Start of Information provided

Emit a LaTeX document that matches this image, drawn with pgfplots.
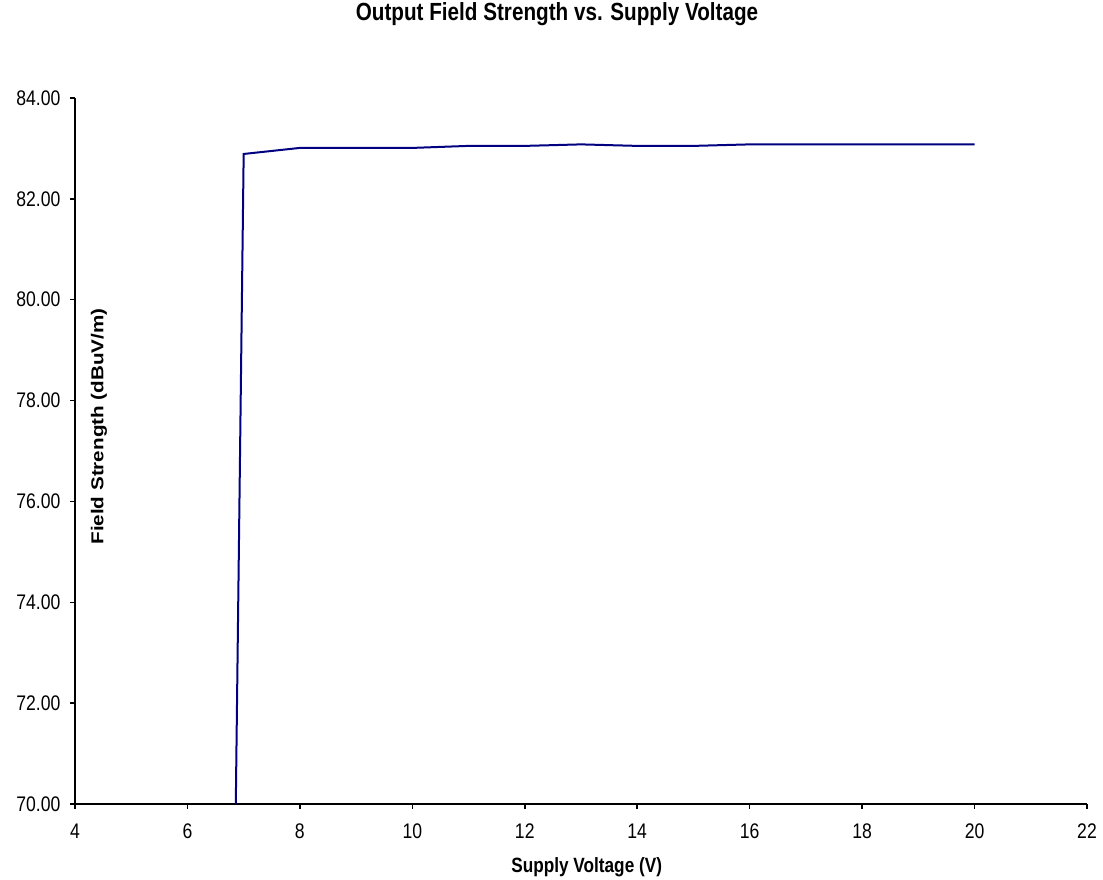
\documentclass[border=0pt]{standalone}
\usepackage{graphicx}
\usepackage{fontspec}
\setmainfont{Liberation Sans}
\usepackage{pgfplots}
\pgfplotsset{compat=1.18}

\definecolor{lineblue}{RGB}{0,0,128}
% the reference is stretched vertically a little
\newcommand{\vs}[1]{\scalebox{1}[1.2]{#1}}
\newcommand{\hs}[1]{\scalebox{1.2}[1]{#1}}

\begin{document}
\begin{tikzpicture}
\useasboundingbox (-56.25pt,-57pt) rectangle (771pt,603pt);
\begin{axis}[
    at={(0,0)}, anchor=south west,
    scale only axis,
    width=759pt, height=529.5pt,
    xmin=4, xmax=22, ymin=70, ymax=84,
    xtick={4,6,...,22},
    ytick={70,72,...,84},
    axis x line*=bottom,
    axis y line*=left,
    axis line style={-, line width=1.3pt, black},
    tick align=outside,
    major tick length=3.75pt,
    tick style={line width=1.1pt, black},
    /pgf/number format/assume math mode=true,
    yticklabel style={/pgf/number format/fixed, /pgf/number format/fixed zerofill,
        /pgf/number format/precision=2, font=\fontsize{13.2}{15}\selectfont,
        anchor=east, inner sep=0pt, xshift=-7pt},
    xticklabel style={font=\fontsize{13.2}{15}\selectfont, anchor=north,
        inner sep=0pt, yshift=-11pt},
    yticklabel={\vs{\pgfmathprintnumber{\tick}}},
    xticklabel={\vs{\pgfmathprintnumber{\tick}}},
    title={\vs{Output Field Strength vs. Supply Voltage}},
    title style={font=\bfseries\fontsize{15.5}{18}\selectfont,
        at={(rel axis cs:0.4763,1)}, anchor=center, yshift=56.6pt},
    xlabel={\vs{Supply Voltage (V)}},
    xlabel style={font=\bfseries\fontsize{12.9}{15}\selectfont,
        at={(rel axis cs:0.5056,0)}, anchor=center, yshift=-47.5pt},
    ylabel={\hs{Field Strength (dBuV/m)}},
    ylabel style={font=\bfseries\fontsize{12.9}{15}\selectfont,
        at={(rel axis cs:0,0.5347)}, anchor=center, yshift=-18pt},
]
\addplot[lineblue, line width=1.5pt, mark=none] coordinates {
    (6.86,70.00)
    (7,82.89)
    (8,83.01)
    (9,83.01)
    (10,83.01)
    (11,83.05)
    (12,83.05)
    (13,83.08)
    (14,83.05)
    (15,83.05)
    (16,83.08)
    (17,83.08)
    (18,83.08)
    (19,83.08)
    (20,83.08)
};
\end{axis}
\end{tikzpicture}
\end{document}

End of Information provided

[Prompt]:
Reproduce each line exactly, please, except for any pictures.

[Reply to the task]:
Emit a LaTeX document that matches this image, drawn with pgfplots.
\documentclass[border=0pt]{standalone}
\usepackage{graphicx}
\usepackage{fontspec}
\setmainfont{Liberation Sans}
\usepackage{pgfplots}
\pgfplotsset{compat=1.18}

\definecolor{lineblue}{RGB}{0,0,128}
% the reference is stretched vertically a little
\newcommand{\vs}[1]{\scalebox{1}[1.2]{#1}}
\newcommand{\hs}[1]{\scalebox{1.2}[1]{#1}}

\begin{document}
\begin{tikzpicture}
\useasboundingbox (-56.25pt,-57pt) rectangle (771pt,603pt);
\begin{axis}[
    at={(0,0)}, anchor=south west,
    scale only axis,
    width=759pt, height=529.5pt,
    xmin=4, xmax=22, ymin=70, ymax=84,
    xtick={4,6,...,22},
    ytick={70,72,...,84},
    axis x line*=bottom,
    axis y line*=left,
    axis line style={-, line width=1.3pt, black},
    tick align=outside,
    major tick length=3.75pt,
    tick style={line width=1.1pt, black},
    /pgf/number format/assume math mode=true,
    yticklabel style={/pgf/number format/fixed, /pgf/number format/fixed zerofill,
        /pgf/number format/precision=2, font=\fontsize{13.2}{15}\selectfont,
        anchor=east, inner sep=0pt, xshift=-7pt},
    xticklabel style={font=\fontsize{13.2}{15}\selectfont, anchor=north,
        inner sep=0pt, yshift=-11pt},
    yticklabel={\vs{\pgfmathprintnumber{\tick}}},
    xticklabel={\vs{\pgfmathprintnumber{\tick}}},
    title={\vs{Output Field Strength vs. Supply Voltage}},
    title style={font=\bfseries\fontsize{15.5}{18}\selectfont,
        at={(rel axis cs:0.4763,1)}, anchor=center, yshift=56.6pt},
    xlabel={\vs{Supply Voltage (V)}},
    xlabel style={font=\bfseries\fontsize{12.9}{15}\selectfont,
        at={(rel axis cs:0.5056,0)}, anchor=center, yshift=-47.5pt},
    ylabel={\hs{Field Strength (dBuV/m)}},
    ylabel style={font=\bfseries\fontsize{12.9}{15}\selectfont,
        at={(rel axis cs:0,0.5347)}, anchor=center, yshift=-18pt},
]
\addplot[lineblue, line width=1.5pt, mark=none] coordinates {
    (6.86,70.00)
    (7,82.89)
    (8,83.01)
    (9,83.01)
    (10,83.01)
    (11,83.05)
    (12,83.05)
    (13,83.08)
    (14,83.05)
    (15,83.05)
    (16,83.08)
    (17,83.08)
    (18,83.08)
    (19,83.08)
    (20,83.08)
};
\end{axis}
\end{tikzpicture}
\end{document}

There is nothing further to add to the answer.